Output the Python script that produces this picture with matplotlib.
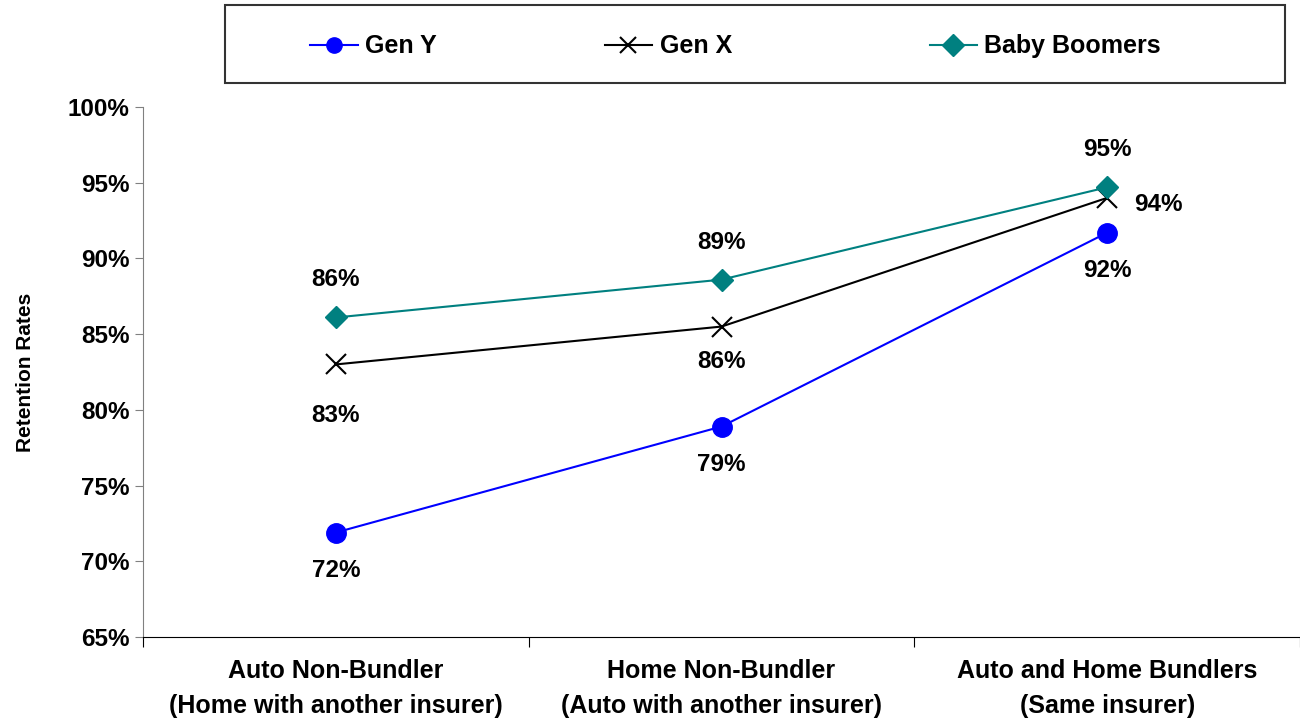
import matplotlib.pyplot as plt
from matplotlib.patches import Rectangle
from matplotlib.ticker import FuncFormatter

# categories and series (retention rates, %)
categories = ["Auto Non-Bundler\n(Home with another insurer)",
              "Home Non-Bundler\n(Auto with another insurer)",
              "Auto and Home Bundlers\n(Same insurer)"]
gen_y = [71.9, 78.9, 91.7]
gen_x = [83.0, 85.5, 94.0]
boomers = [86.1, 88.6, 94.7]
gen_y_labels = ["72%", "79%", "92%"]
gen_x_labels = ["83%", "86%", "94%"]
boomer_labels = ["86%", "89%", "95%"]
y_ticks = [65, 70, 75, 80, 85, 90, 95, 100]

plt.rcParams['font.family'] = ['Liberation Sans', 'DejaVu Sans']
plt.rcParams['font.weight'] = 'bold'

fig = plt.figure(figsize=(13, 7.25), dpi=100)
ax = fig.add_axes([0.110, 0.1214, 0.890, 0.731])

x = list(range(len(categories)))
l1, = ax.plot(x, gen_y, color='#0000FF', lw=1.5, marker='o', ms=14, label='Gen Y')
l2, = ax.plot(x, gen_x, color='black', lw=1.5, marker='x', ms=15, mew=1.5, label='Gen X')
l3, = ax.plot(x, boomers, color='#008080', lw=1.5, marker='D', ms=11, label='Baby Boomers')

fs = 17.5
for i in x:
    ax.annotate(gen_y_labels[i], (i, gen_y[i]), xytext=(0, -27), textcoords='offset points',
                ha='center', va='center', fontsize=fs, fontweight='bold')
    ax.annotate(boomer_labels[i], (i, boomers[i]), xytext=(0, 27), textcoords='offset points',
                ha='center', va='center', fontsize=fs, fontweight='bold')
for i, off in zip(x, [(0, -37), (0, -25), (37, -5)]):
    ax.annotate(gen_x_labels[i], (i, gen_x[i]), xytext=off, textcoords='offset points',
                ha='center', va='center', fontsize=fs, fontweight='bold')

ax.set_xlim(-0.5, 2.5)
ax.set_ylim(65, 100)
ax.set_yticks(y_ticks)
ax.yaxis.set_major_formatter(FuncFormatter(lambda v, p: f"{v:.0f}%"))
ax.set_xticks([-0.5, 0.5, 1.5, 2.5])
ax.set_xticklabels([])
ax.set_xticks(x, minor=True)
ax.set_xticklabels(categories, minor=True, fontsize=18, fontweight='bold', linespacing=1.55)
ax.tick_params(axis='x', which='minor', length=0, pad=16)
ax.tick_params(axis='x', which='major', length=7, direction='out', color='black')
ax.tick_params(axis='y', length=6, direction='out', labelsize=17.5, color='#808080')
ax.set_ylabel("Retention Rates", fontsize=15, fontweight='bold', labelpad=24)

ax.spines['top'].set_visible(False)
ax.spines['right'].set_visible(False)
ax.spines['left'].set_color('#808080')
ax.spines['bottom'].set_color('black')

# legend: frame box plus one entry per series
fig.add_artist(Rectangle((0.173, 0.8855), 0.8154, 0.1076, transform=fig.transFigure,
                         fill=False, edgecolor='#333333', lw=1.5))
for line, xpos in zip([l1, l2, l3], [0.2385, 0.465, 0.715]):
    leg = fig.legend([line], [line.get_label()], loc='center left', bbox_to_anchor=(xpos, 0.936),
                     frameon=False, prop={'size': 18, 'weight': 'bold'}, handlelength=1.9,
                     handletextpad=0.3, borderpad=0, borderaxespad=0)
    for h in leg.legend_handles:
        h.set_markersize(11)

fig.savefig("out.png", dpi=100)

Task: Write the listing out a second time exactly, dropping all images.

Exercise output:
Output the Python script that produces this picture with matplotlib.
import matplotlib.pyplot as plt
from matplotlib.patches import Rectangle
from matplotlib.ticker import FuncFormatter

# categories and series (retention rates, %)
categories = ["Auto Non-Bundler\n(Home with another insurer)",
              "Home Non-Bundler\n(Auto with another insurer)",
              "Auto and Home Bundlers\n(Same insurer)"]
gen_y = [71.9, 78.9, 91.7]
gen_x = [83.0, 85.5, 94.0]
boomers = [86.1, 88.6, 94.7]
gen_y_labels = ["72%", "79%", "92%"]
gen_x_labels = ["83%", "86%", "94%"]
boomer_labels = ["86%", "89%", "95%"]
y_ticks = [65, 70, 75, 80, 85, 90, 95, 100]

plt.rcParams['font.family'] = ['Liberation Sans', 'DejaVu Sans']
plt.rcParams['font.weight'] = 'bold'

fig = plt.figure(figsize=(13, 7.25), dpi=100)
ax = fig.add_axes([0.110, 0.1214, 0.890, 0.731])

x = list(range(len(categories)))
l1, = ax.plot(x, gen_y, color='#0000FF', lw=1.5, marker='o', ms=14, label='Gen Y')
l2, = ax.plot(x, gen_x, color='black', lw=1.5, marker='x', ms=15, mew=1.5, label='Gen X')
l3, = ax.plot(x, boomers, color='#008080', lw=1.5, marker='D', ms=11, label='Baby Boomers')

fs = 17.5
for i in x:
    ax.annotate(gen_y_labels[i], (i, gen_y[i]), xytext=(0, -27), textcoords='offset points',
                ha='center', va='center', fontsize=fs, fontweight='bold')
    ax.annotate(boomer_labels[i], (i, boomers[i]), xytext=(0, 27), textcoords='offset points',
                ha='center', va='center', fontsize=fs, fontweight='bold')
for i, off in zip(x, [(0, -37), (0, -25), (37, -5)]):
    ax.annotate(gen_x_labels[i], (i, gen_x[i]), xytext=off, textcoords='offset points',
                ha='center', va='center', fontsize=fs, fontweight='bold')

ax.set_xlim(-0.5, 2.5)
ax.set_ylim(65, 100)
ax.set_yticks(y_ticks)
ax.yaxis.set_major_formatter(FuncFormatter(lambda v, p: f"{v:.0f}%"))
ax.set_xticks([-0.5, 0.5, 1.5, 2.5])
ax.set_xticklabels([])
ax.set_xticks(x, minor=True)
ax.set_xticklabels(categories, minor=True, fontsize=18, fontweight='bold', linespacing=1.55)
ax.tick_params(axis='x', which='minor', length=0, pad=16)
ax.tick_params(axis='x', which='major', length=7, direction='out', color='black')
ax.tick_params(axis='y', length=6, direction='out', labelsize=17.5, color='#808080')
ax.set_ylabel("Retention Rates", fontsize=15, fontweight='bold', labelpad=24)

ax.spines['top'].set_visible(False)
ax.spines['right'].set_visible(False)
ax.spines['left'].set_color('#808080')
ax.spines['bottom'].set_color('black')

# legend: frame box plus one entry per series
fig.add_artist(Rectangle((0.173, 0.8855), 0.8154, 0.1076, transform=fig.transFigure,
                         fill=False, edgecolor='#333333', lw=1.5))
for line, xpos in zip([l1, l2, l3], [0.2385, 0.465, 0.715]):
    leg = fig.legend([line], [line.get_label()], loc='center left', bbox_to_anchor=(xpos, 0.936),
                     frameon=False, prop={'size': 18, 'weight': 'bold'}, handlelength=1.9,
                     handletextpad=0.3, borderpad=0, borderaxespad=0)
    for h in leg.legend_handles:
        h.set_markersize(11)

fig.savefig("out.png", dpi=100)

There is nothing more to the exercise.